The chief governor of one of the schools caught up in the Trojan Horse plot has denied any extremist teaching is taking place in the school.
Tahir Alam, Chairman of the governors at Park View Academy, has said that “there is no extremism” being promoted at his school.
“Park View Academy is run within a strict legal framework and taught the national curriculum.” He also insisted that “claims made about the school were false” and said that allegations of a terror group being praised during assemblies and females being forced to wear headscarves were untrue.
“What we are doing is well within the regulations and the legal parameters. No assemblies have been done which have praised al Qaida, nobody has called anybody kuffar in the assemblies, all these allegations have been made by anonymous individuals.
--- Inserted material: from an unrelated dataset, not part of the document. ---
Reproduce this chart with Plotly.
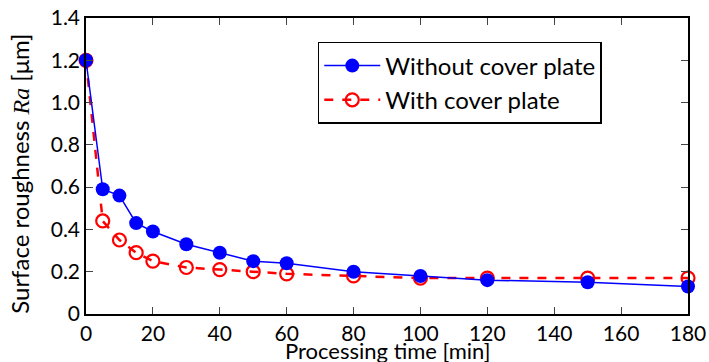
import plotly.graph_objects as go

time_min = [0, 5, 10, 15, 20, 30, 40, 50, 60, 80, 100, 120, 150, 180]
ra_without = [1.20, 0.59, 0.56, 0.43, 0.39, 0.33, 0.29, 0.25, 0.24, 0.20, 0.18, 0.16, 0.15, 0.13]
ra_with = [1.20, 0.44, 0.35, 0.29, 0.25, 0.22, 0.21, 0.20, 0.19, 0.18, 0.17, 0.17, 0.17, 0.17]
y_ticks = [0, 0.2, 0.4, 0.6, 0.8, 1.0, 1.2, 1.4]
y_tick_text = ["0", "0.2", "0.4", "0.6", "0.8", "1.0", "1.2", "1.4"]
x_ticks = [0, 20, 40, 60, 80, 100, 120, 140, 160, 180]
x_title = "Processing time [min]"
y_title = 'Surface roughness <span style="font-family:Liberation Serif"><i>Ra</i></span> [μm]'

FONT = "Lato"
TICK_FS = 21
X_TITLE_FS = 22
Y_TITLE_FS = 24
LEGEND_FS = 24

fig = go.Figure()
fig.add_trace(go.Scatter(
    x=time_min, y=ra_with, name="With cover plate", mode="lines+markers",
    line=dict(color="#ff0000", width=2.5, dash="dash"),
    marker=dict(symbol="circle-open", size=13, color="#ff0000", line=dict(width=2.2, color="#ff0000")),
    cliponaxis=False, legendrank=2, legendgroup="b",
))
fig.add_trace(go.Scatter(
    x=time_min, y=ra_without, name="Without cover plate", mode="lines+markers",
    line=dict(color="#0000ff", width=1.5),
    marker=dict(symbol="circle", size=14, color="#0000ff"),
    cliponaxis=False, legendrank=1, legendgroup="a",
))

fig.update_layout(
    width=709, height=362,
    margin=dict(l=86, r=21, t=18, b=48, autoexpand=False),
    paper_bgcolor="white", plot_bgcolor="white",
    font=dict(family=FONT, size=X_TITLE_FS, color="black"),
    showlegend=True,
    legend=dict(x=0.385, y=0.919, xanchor="left", yanchor="top",
                bordercolor="black", borderwidth=1.5, bgcolor="white",
                font=dict(family=FONT, size=LEGEND_FS), tracegroupgap=0,
                traceorder="grouped", itemwidth=56),
    annotations=[
        dict(text=x_title, xref="paper", yref="paper", x=0.5, y=-0.122,
             xanchor="center", yanchor="middle", showarrow=False,
             font=dict(family=FONT, size=X_TITLE_FS)),
        dict(text=y_title, xref="paper", yref="paper", x=-0.11, y=0.473,
             xanchor="center", yanchor="middle", showarrow=False, textangle=-90,
             font=dict(family=FONT, size=Y_TITLE_FS)),
    ],
)
fig.update_xaxes(
    range=[0, 180], tickvals=x_ticks, ticks="inside", ticklen=7, tickwidth=1.2,
    showline=True, linecolor="black", linewidth=1.5, mirror="ticks",
    showgrid=False, zeroline=False, automargin=False, ticklabeloverflow="allow",
    tickfont=dict(size=TICK_FS),
)
fig.update_yaxes(
    range=[0, 1.4], tickvals=y_ticks, ticktext=y_tick_text, ticks="inside", ticklen=7, tickwidth=1.2,
    showline=True, linecolor="black", linewidth=1.5, mirror="ticks",
    showgrid=False, zeroline=False, automargin=False, ticklabeloverflow="allow",
    tickfont=dict(size=TICK_FS),
)

fig.write_html(
    "out.html",
    config={"displayModeBar": False},
    post_script="document.body.style.margin='0';document.body.style.overflow='hidden';",
)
There is no extremism being tolerated or promoted in any of our schools.”
“Park View is a community school so it doesn’t have a religious designation, so we don’t have a faith designation which means that we can’t prescribe any religious practice to any pupil.”
“No child has to wear a headscarf, nobody has to go to prayer in a compulsory manner. The whole thing has been blown out of all proportion. It’s based on an anonymous document, unsigned, undated.”
However, Khalid Mahmood, MP for Perry Barr said, “They have basically realised that they are now being focused on and from that point of view they have quite significantly changed the attitudes and the way that they were teaching, the way that they were holding assemblies, the way that they were having different lessons, the way the children were being segregated in class.”
“I have no objection to any of this, as long as this was open and transparent and this was a proper religious school applied for. These were state schools and these weren’t proper religious schools and turning that into a religious school is where the conflict became more and more difficult to manage.”